Brief.
Copy out each line exactly; pictures stay out of the copy.

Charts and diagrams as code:
※ ※ ※

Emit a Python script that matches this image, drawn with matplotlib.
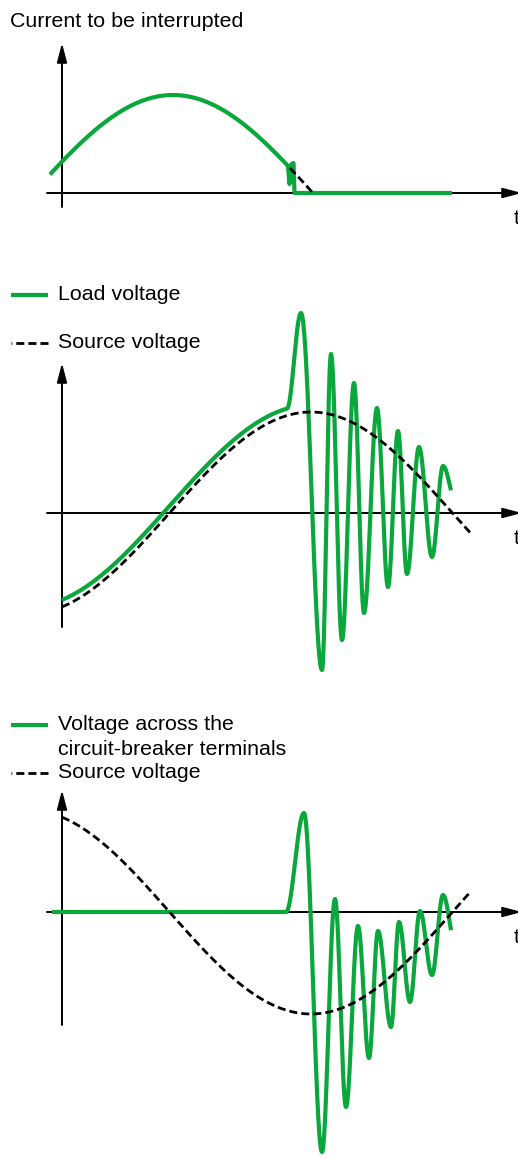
import numpy as np
import matplotlib
matplotlib.use("Agg")
import matplotlib.pyplot as plt

GREEN = "#0aa83c"
FONT = "Liberation Sans"
FS = 15.4

# schematic units: x = position along the time axis, v = height above the time axis
# panel 1 - current to be interrupted
current_knots_x = [-107, 173, 453]
current_knots_v = [-98, 98, -98]
current_span = [50, 288]
chop_x = [288, 289.5, 291.5, 293.5, 294.5, 452]
chop_v = [27, 9, 29, 30, 0, 0]
current_tail_span = [290, 313]

# panel 2 - load voltage / source voltage
src2_knots_x = [28, 311, 594]
src2_knots_v = [-101, 101, -101]
src2_span = [62, 470]
load_knots_x = [28, 311]
load_knots_v = [-94, 108]
load_span = [62, 287]
load_osc_x = [301, 322, 331, 342, 354, 364, 377, 388, 398, 407, 419, 432, 443, 456]
load_osc_v = [200, -157, 159, -127, 130, -100, 105, -74, 82, -61, 66, -44, 47, 11]
load_end = 451

# panel 3 - voltage across the circuit-breaker terminals / source voltage
src3_knots_x = [28, 311, 594]
src3_knots_v = [102, -102, 102]
src3_span = [62, 471]
cb_flat = [52, 286]
cb_osc_x = [304, 322, 335, 346, 358, 369, 378, 391, 399, 410, 420, 432, 443, 456]
cb_osc_v = [99, -240, 13, -195, -14, -146, -19, -115, -10, -90, 1, -63, 17, -35]
cb_end = 451


def wave(kx, kv, x0, x1, n=800):
    # half-cosine strokes between the read-off extrema
    kx = np.asarray(kx, float)
    kv = np.asarray(kv, float)
    x = np.linspace(x0, x1, n)
    i = np.clip(np.searchsorted(kx, x, side="right") - 1, 0, len(kx) - 2)
    t = (x - kx[i]) / (kx[i + 1] - kx[i])
    return x, kv[i] + (kv[i + 1] - kv[i]) * (1 - np.cos(np.pi * t)) / 2


W, H = 518, 1158
fig = plt.figure(figsize=(W / 100, H / 100), dpi=100)


def panel(top, bottom, y0):
    ax = fig.add_axes([0, 1 - bottom / H, 1, (bottom - top) / H])
    ax.set_xlim(0, W)
    ax.set_ylim(y0 - bottom, y0 - top)
    ax.axis("off")
    return ax


def arrow(ax, start, tip):
    ax.annotate("", xy=tip, xytext=start, annotation_clip=False,
                arrowprops=dict(arrowstyle="-|>,head_length=1.15,head_width=0.3",
                                lw=1.4, color="black", shrinkA=0, shrinkB=0,
                                mutation_scale=10), zorder=1)


def draw_axes(ax, v_bottom, v_top):
    arrow(ax, (47, 0), (522, 0))
    arrow(ax, (62, v_bottom), (62, v_top))
    ax.text(513.5, -31, "t", fontsize=FS, family=FONT, va="baseline", ha="left")


def green(ax, x, y):
    ax.plot(x, y, color=GREEN, lw=3, solid_capstyle="butt", solid_joinstyle="round", zorder=2)


def dashed(ax, x, y):
    ax.plot(x, y, color="black", lw=2.0, dashes=(2.9, 1.45), zorder=3)


def legend_row(ax, v, kind, lines):
    if kind == "solid":
        green(ax, [11, 48], [v, v])
    else:
        dashed(ax, [48, 11], [v, v])
    for k, s in enumerate(lines):
        ax.text(58, v - 5 - 25 * k, s, fontsize=FS, family=FONT, va="baseline", ha="left")


# ---- panel 1
ax1 = panel(0, 260, 193)
draw_axes(ax1, -14, 150)
ax1.text(10, 166, "Current to be interrupted", fontsize=FS, family=FONT, va="baseline")
x, v = wave(current_knots_x, current_knots_v, *current_span)
green(ax1, np.concatenate([x, chop_x]), np.concatenate([v, chop_v]))
x, v = wave(current_knots_x, current_knots_v, *current_tail_span)
dashed(ax1, x, v)

# ---- panel 2
ax2 = panel(260, 700, 513)
draw_axes(ax2, -114, 150)
legend_row(ax2, 218, "solid", ["Load voltage"])
legend_row(ax2, 170, "dash", ["Source voltage"])
x_pre, v_pre = wave(load_knots_x, load_knots_v, *load_span)
x_osc, v_osc = wave([load_span[1]] + load_osc_x, [v_pre[-1]] + load_osc_v, load_span[1], load_end)
green(ax2, np.concatenate([x_pre, x_osc]), np.concatenate([v_pre, v_osc]))
x, v = wave(src2_knots_x, src2_knots_v, *src2_span)
dashed(ax2, x, v)

# ---- panel 3
ax3 = panel(700, 1158, 912)
draw_axes(ax3, -113, 122)
legend_row(ax3, 187, "solid", ["Voltage across the", "circuit-breaker terminals"])
legend_row(ax3, 139, "dash", ["Source voltage"])
x_osc, v_osc = wave([cb_flat[1]] + cb_osc_x, [0] + cb_osc_v, cb_flat[1], cb_end)
green(ax3, np.concatenate([cb_flat, x_osc]), np.concatenate([[0, 0], v_osc]))
x, v = wave(src3_knots_x, src3_knots_v, *src3_span)
dashed(ax3, x, v)

fig.savefig("out.png", dpi=100)
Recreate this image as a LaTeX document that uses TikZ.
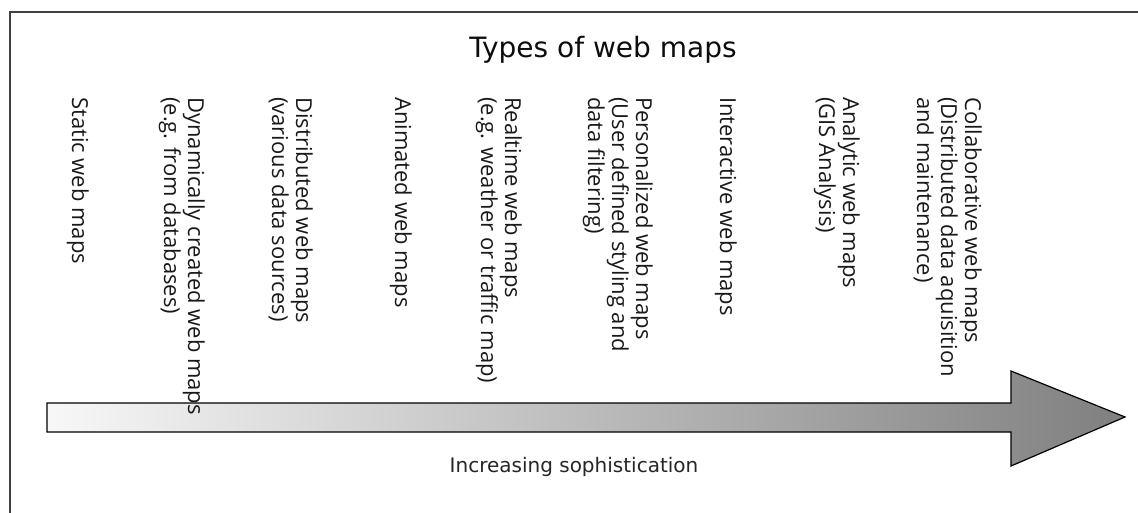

※ ※ ※

Complete answer.
Emit a Python script that matches this image, drawn with matplotlib.
import numpy as np
import matplotlib
matplotlib.use("Agg")
import matplotlib.pyplot as plt

GREEN = "#0aa83c"
FONT = "Liberation Sans"
FS = 15.4

# schematic units: x = position along the time axis, v = height above the time axis
# panel 1 - current to be interrupted
current_knots_x = [-107, 173, 453]
current_knots_v = [-98, 98, -98]
current_span = [50, 288]
chop_x = [288, 289.5, 291.5, 293.5, 294.5, 452]
chop_v = [27, 9, 29, 30, 0, 0]
current_tail_span = [290, 313]

# panel 2 - load voltage / source voltage
src2_knots_x = [28, 311, 594]
src2_knots_v = [-101, 101, -101]
src2_span = [62, 470]
load_knots_x = [28, 311]
load_knots_v = [-94, 108]
load_span = [62, 287]
load_osc_x = [301, 322, 331, 342, 354, 364, 377, 388, 398, 407, 419, 432, 443, 456]
load_osc_v = [200, -157, 159, -127, 130, -100, 105, -74, 82, -61, 66, -44, 47, 11]
load_end = 451

# panel 3 - voltage across the circuit-breaker terminals / source voltage
src3_knots_x = [28, 311, 594]
src3_knots_v = [102, -102, 102]
src3_span = [62, 471]
cb_flat = [52, 286]
cb_osc_x = [304, 322, 335, 346, 358, 369, 378, 391, 399, 410, 420, 432, 443, 456]
cb_osc_v = [99, -240, 13, -195, -14, -146, -19, -115, -10, -90, 1, -63, 17, -35]
cb_end = 451


def wave(kx, kv, x0, x1, n=800):
    # half-cosine strokes between the read-off extrema
    kx = np.asarray(kx, float)
    kv = np.asarray(kv, float)
    x = np.linspace(x0, x1, n)
    i = np.clip(np.searchsorted(kx, x, side="right") - 1, 0, len(kx) - 2)
    t = (x - kx[i]) / (kx[i + 1] - kx[i])
    return x, kv[i] + (kv[i + 1] - kv[i]) * (1 - np.cos(np.pi * t)) / 2


W, H = 518, 1158
fig = plt.figure(figsize=(W / 100, H / 100), dpi=100)


def panel(top, bottom, y0):
    ax = fig.add_axes([0, 1 - bottom / H, 1, (bottom - top) / H])
    ax.set_xlim(0, W)
    ax.set_ylim(y0 - bottom, y0 - top)
    ax.axis("off")
    return ax


def arrow(ax, start, tip):
    ax.annotate("", xy=tip, xytext=start, annotation_clip=False,
                arrowprops=dict(arrowstyle="-|>,head_length=1.15,head_width=0.3",
                                lw=1.4, color="black", shrinkA=0, shrinkB=0,
                                mutation_scale=10), zorder=1)


def draw_axes(ax, v_bottom, v_top):
    arrow(ax, (47, 0), (522, 0))
    arrow(ax, (62, v_bottom), (62, v_top))
    ax.text(513.5, -31, "t", fontsize=FS, family=FONT, va="baseline", ha="left")


def green(ax, x, y):
    ax.plot(x, y, color=GREEN, lw=3, solid_capstyle="butt", solid_joinstyle="round", zorder=2)


def dashed(ax, x, y):
    ax.plot(x, y, color="black", lw=2.0, dashes=(2.9, 1.45), zorder=3)


def legend_row(ax, v, kind, lines):
    if kind == "solid":
        green(ax, [11, 48], [v, v])
    else:
        dashed(ax, [48, 11], [v, v])
    for k, s in enumerate(lines):
        ax.text(58, v - 5 - 25 * k, s, fontsize=FS, family=FONT, va="baseline", ha="left")


# ---- panel 1
ax1 = panel(0, 260, 193)
draw_axes(ax1, -14, 150)
ax1.text(10, 166, "Current to be interrupted", fontsize=FS, family=FONT, va="baseline")
x, v = wave(current_knots_x, current_knots_v, *current_span)
green(ax1, np.concatenate([x, chop_x]), np.concatenate([v, chop_v]))
x, v = wave(current_knots_x, current_knots_v, *current_tail_span)
dashed(ax1, x, v)

# ---- panel 2
ax2 = panel(260, 700, 513)
draw_axes(ax2, -114, 150)
legend_row(ax2, 218, "solid", ["Load voltage"])
legend_row(ax2, 170, "dash", ["Source voltage"])
x_pre, v_pre = wave(load_knots_x, load_knots_v, *load_span)
x_osc, v_osc = wave([load_span[1]] + load_osc_x, [v_pre[-1]] + load_osc_v, load_span[1], load_end)
green(ax2, np.concatenate([x_pre, x_osc]), np.concatenate([v_pre, v_osc]))
x, v = wave(src2_knots_x, src2_knots_v, *src2_span)
dashed(ax2, x, v)

# ---- panel 3
ax3 = panel(700, 1158, 912)
draw_axes(ax3, -113, 122)
legend_row(ax3, 187, "solid", ["Voltage across the", "circuit-breaker terminals"])
legend_row(ax3, 139, "dash", ["Source voltage"])
x_osc, v_osc = wave([cb_flat[1]] + cb_osc_x, [0] + cb_osc_v, cb_flat[1], cb_end)
green(ax3, np.concatenate([cb_flat, x_osc]), np.concatenate([[0, 0], v_osc]))
x, v = wave(src3_knots_x, src3_knots_v, *src3_span)
dashed(ax3, x, v)

fig.savefig("out.png", dpi=100)
Recreate this image as a LaTeX document that uses TikZ.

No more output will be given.